Data rows:
────────────────────
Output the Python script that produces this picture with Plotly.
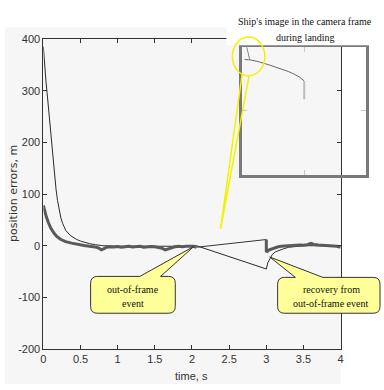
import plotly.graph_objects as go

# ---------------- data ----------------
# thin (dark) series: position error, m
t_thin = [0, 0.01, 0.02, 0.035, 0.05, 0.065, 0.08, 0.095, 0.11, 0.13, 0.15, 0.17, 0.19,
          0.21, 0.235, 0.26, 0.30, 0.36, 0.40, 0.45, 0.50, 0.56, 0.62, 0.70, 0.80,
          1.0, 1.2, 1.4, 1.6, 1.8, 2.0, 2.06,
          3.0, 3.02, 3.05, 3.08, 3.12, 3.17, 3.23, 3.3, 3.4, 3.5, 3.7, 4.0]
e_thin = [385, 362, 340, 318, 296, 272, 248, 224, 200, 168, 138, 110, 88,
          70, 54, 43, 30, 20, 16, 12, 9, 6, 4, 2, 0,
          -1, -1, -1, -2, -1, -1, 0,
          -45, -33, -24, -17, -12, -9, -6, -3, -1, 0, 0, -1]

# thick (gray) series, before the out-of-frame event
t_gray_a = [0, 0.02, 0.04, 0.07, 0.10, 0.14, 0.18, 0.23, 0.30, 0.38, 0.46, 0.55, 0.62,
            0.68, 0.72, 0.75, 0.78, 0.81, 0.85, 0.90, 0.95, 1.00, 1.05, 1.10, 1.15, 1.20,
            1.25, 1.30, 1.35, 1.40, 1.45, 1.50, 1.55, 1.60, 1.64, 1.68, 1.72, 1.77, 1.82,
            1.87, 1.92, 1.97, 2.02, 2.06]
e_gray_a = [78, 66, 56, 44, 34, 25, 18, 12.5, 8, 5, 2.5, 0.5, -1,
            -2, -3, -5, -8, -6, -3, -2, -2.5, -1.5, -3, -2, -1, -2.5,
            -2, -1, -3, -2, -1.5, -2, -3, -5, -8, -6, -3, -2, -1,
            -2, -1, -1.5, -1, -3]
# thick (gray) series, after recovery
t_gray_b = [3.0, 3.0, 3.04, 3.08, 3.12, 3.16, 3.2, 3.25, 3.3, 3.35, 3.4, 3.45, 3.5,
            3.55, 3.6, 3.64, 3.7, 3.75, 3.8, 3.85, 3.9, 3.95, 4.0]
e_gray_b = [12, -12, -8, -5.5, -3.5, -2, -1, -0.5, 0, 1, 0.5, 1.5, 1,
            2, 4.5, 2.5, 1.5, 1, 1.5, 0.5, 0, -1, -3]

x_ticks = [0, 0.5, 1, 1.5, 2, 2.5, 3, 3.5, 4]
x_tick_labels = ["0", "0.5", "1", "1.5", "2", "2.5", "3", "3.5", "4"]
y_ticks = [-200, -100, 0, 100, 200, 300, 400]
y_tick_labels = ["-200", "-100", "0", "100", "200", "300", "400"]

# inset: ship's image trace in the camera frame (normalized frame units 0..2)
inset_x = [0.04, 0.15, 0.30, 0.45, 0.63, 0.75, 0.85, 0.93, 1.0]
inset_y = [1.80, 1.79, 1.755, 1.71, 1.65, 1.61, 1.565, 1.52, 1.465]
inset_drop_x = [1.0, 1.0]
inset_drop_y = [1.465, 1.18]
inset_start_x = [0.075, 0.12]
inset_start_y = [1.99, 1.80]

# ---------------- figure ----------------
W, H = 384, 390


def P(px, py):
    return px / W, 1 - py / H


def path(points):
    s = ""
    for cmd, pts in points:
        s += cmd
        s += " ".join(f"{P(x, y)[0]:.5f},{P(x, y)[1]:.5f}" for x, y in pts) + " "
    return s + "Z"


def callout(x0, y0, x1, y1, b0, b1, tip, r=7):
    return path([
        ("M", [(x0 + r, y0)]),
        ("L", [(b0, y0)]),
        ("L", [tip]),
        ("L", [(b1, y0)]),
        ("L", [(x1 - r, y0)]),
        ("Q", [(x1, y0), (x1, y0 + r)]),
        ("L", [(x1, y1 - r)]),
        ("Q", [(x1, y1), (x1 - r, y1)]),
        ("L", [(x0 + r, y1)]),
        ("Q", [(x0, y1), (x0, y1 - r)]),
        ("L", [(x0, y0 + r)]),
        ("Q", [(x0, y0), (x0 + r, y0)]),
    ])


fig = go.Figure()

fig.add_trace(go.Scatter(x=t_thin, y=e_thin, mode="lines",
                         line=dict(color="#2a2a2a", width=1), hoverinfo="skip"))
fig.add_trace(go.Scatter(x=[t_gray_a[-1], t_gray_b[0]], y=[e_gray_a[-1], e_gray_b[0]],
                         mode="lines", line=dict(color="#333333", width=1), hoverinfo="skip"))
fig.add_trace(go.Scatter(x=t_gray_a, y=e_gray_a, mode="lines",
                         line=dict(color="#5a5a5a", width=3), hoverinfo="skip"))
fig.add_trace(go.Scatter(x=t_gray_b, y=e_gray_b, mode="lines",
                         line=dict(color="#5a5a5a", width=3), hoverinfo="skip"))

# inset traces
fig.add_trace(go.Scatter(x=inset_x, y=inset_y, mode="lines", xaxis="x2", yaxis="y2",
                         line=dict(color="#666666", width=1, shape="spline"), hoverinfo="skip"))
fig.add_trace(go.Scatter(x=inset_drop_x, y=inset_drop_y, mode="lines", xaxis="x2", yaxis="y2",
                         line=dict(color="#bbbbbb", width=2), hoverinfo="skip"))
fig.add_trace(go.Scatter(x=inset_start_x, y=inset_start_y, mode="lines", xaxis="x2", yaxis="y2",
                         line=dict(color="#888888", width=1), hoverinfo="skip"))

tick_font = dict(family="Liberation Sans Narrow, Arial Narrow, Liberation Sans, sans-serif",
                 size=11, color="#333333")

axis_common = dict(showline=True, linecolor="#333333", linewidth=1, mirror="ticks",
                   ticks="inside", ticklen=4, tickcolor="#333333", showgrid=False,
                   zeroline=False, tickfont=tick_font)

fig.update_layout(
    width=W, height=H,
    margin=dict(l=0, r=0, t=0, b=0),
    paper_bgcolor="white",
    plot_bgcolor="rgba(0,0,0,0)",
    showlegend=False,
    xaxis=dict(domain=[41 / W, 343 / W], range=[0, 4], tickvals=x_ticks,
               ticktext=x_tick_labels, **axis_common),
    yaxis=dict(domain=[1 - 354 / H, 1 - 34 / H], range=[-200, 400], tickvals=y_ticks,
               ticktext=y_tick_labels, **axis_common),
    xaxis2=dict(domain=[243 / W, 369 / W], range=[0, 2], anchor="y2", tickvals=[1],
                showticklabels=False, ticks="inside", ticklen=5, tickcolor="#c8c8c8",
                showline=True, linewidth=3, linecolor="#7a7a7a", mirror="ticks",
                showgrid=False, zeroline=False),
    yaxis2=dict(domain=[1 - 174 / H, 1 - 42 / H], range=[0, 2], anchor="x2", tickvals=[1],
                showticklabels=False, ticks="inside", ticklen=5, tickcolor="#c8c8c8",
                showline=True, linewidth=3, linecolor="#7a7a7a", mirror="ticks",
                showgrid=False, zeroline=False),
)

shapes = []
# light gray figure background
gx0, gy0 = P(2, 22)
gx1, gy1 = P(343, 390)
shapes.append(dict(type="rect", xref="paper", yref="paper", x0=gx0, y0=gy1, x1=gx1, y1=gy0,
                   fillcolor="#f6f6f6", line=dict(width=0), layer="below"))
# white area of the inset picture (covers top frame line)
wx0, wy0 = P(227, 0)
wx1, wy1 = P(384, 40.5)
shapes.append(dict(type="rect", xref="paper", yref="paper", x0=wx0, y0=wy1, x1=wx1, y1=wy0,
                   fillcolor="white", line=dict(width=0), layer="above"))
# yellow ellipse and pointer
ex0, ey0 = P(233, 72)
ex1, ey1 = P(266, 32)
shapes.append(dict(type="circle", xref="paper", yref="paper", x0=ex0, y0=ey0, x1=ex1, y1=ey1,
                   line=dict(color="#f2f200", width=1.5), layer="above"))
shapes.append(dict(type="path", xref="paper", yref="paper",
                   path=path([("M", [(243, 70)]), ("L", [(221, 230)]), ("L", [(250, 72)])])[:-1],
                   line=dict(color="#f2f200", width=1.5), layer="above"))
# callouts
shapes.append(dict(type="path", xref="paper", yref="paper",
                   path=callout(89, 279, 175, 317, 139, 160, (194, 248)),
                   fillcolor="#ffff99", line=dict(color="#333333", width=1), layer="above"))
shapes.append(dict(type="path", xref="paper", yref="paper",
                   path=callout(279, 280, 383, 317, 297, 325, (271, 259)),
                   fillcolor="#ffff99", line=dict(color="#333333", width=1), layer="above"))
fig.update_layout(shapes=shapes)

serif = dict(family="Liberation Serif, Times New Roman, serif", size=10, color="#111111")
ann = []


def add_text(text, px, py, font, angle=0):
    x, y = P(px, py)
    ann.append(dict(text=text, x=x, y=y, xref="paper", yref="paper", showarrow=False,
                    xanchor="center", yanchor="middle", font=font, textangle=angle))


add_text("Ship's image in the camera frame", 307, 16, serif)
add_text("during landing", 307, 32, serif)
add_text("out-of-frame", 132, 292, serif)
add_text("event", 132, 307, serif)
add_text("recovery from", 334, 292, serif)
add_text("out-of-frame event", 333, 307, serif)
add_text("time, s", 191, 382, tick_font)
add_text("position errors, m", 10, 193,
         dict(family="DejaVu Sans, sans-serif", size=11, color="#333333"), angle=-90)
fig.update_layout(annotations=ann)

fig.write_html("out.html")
────────────────────
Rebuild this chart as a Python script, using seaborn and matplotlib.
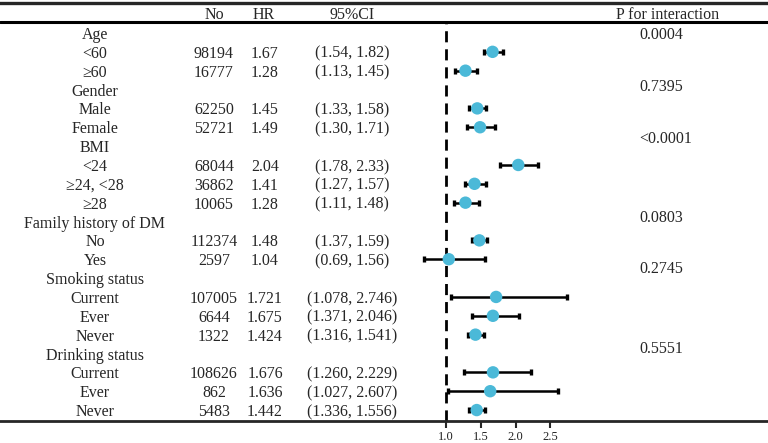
────────────────────
Given exercise: Nothing but the lines from the one containing "Output the Python" through the one containing "inset_start_y = [1.99, 1.80]" should be written out, exactly and with both ends. Pictures are left out.

The reply:
Output the Python script that produces this picture with Plotly.
import plotly.graph_objects as go

# ---------------- data ----------------
# thin (dark) series: position error, m
t_thin = [0, 0.01, 0.02, 0.035, 0.05, 0.065, 0.08, 0.095, 0.11, 0.13, 0.15, 0.17, 0.19,
          0.21, 0.235, 0.26, 0.30, 0.36, 0.40, 0.45, 0.50, 0.56, 0.62, 0.70, 0.80,
          1.0, 1.2, 1.4, 1.6, 1.8, 2.0, 2.06,
          3.0, 3.02, 3.05, 3.08, 3.12, 3.17, 3.23, 3.3, 3.4, 3.5, 3.7, 4.0]
e_thin = [385, 362, 340, 318, 296, 272, 248, 224, 200, 168, 138, 110, 88,
          70, 54, 43, 30, 20, 16, 12, 9, 6, 4, 2, 0,
          -1, -1, -1, -2, -1, -1, 0,
          -45, -33, -24, -17, -12, -9, -6, -3, -1, 0, 0, -1]

# thick (gray) series, before the out-of-frame event
t_gray_a = [0, 0.02, 0.04, 0.07, 0.10, 0.14, 0.18, 0.23, 0.30, 0.38, 0.46, 0.55, 0.62,
            0.68, 0.72, 0.75, 0.78, 0.81, 0.85, 0.90, 0.95, 1.00, 1.05, 1.10, 1.15, 1.20,
            1.25, 1.30, 1.35, 1.40, 1.45, 1.50, 1.55, 1.60, 1.64, 1.68, 1.72, 1.77, 1.82,
            1.87, 1.92, 1.97, 2.02, 2.06]
e_gray_a = [78, 66, 56, 44, 34, 25, 18, 12.5, 8, 5, 2.5, 0.5, -1,
            -2, -3, -5, -8, -6, -3, -2, -2.5, -1.5, -3, -2, -1, -2.5,
            -2, -1, -3, -2, -1.5, -2, -3, -5, -8, -6, -3, -2, -1,
            -2, -1, -1.5, -1, -3]
# thick (gray) series, after recovery
t_gray_b = [3.0, 3.0, 3.04, 3.08, 3.12, 3.16, 3.2, 3.25, 3.3, 3.35, 3.4, 3.45, 3.5,
            3.55, 3.6, 3.64, 3.7, 3.75, 3.8, 3.85, 3.9, 3.95, 4.0]
e_gray_b = [12, -12, -8, -5.5, -3.5, -2, -1, -0.5, 0, 1, 0.5, 1.5, 1,
            2, 4.5, 2.5, 1.5, 1, 1.5, 0.5, 0, -1, -3]

x_ticks = [0, 0.5, 1, 1.5, 2, 2.5, 3, 3.5, 4]
x_tick_labels = ["0", "0.5", "1", "1.5", "2", "2.5", "3", "3.5", "4"]
y_ticks = [-200, -100, 0, 100, 200, 300, 400]
y_tick_labels = ["-200", "-100", "0", "100", "200", "300", "400"]

# inset: ship's image trace in the camera frame (normalized frame units 0..2)
inset_x = [0.04, 0.15, 0.30, 0.45, 0.63, 0.75, 0.85, 0.93, 1.0]
inset_y = [1.80, 1.79, 1.755, 1.71, 1.65, 1.61, 1.565, 1.52, 1.465]
inset_drop_x = [1.0, 1.0]
inset_drop_y = [1.465, 1.18]
inset_start_x = [0.075, 0.12]
inset_start_y = [1.99, 1.80]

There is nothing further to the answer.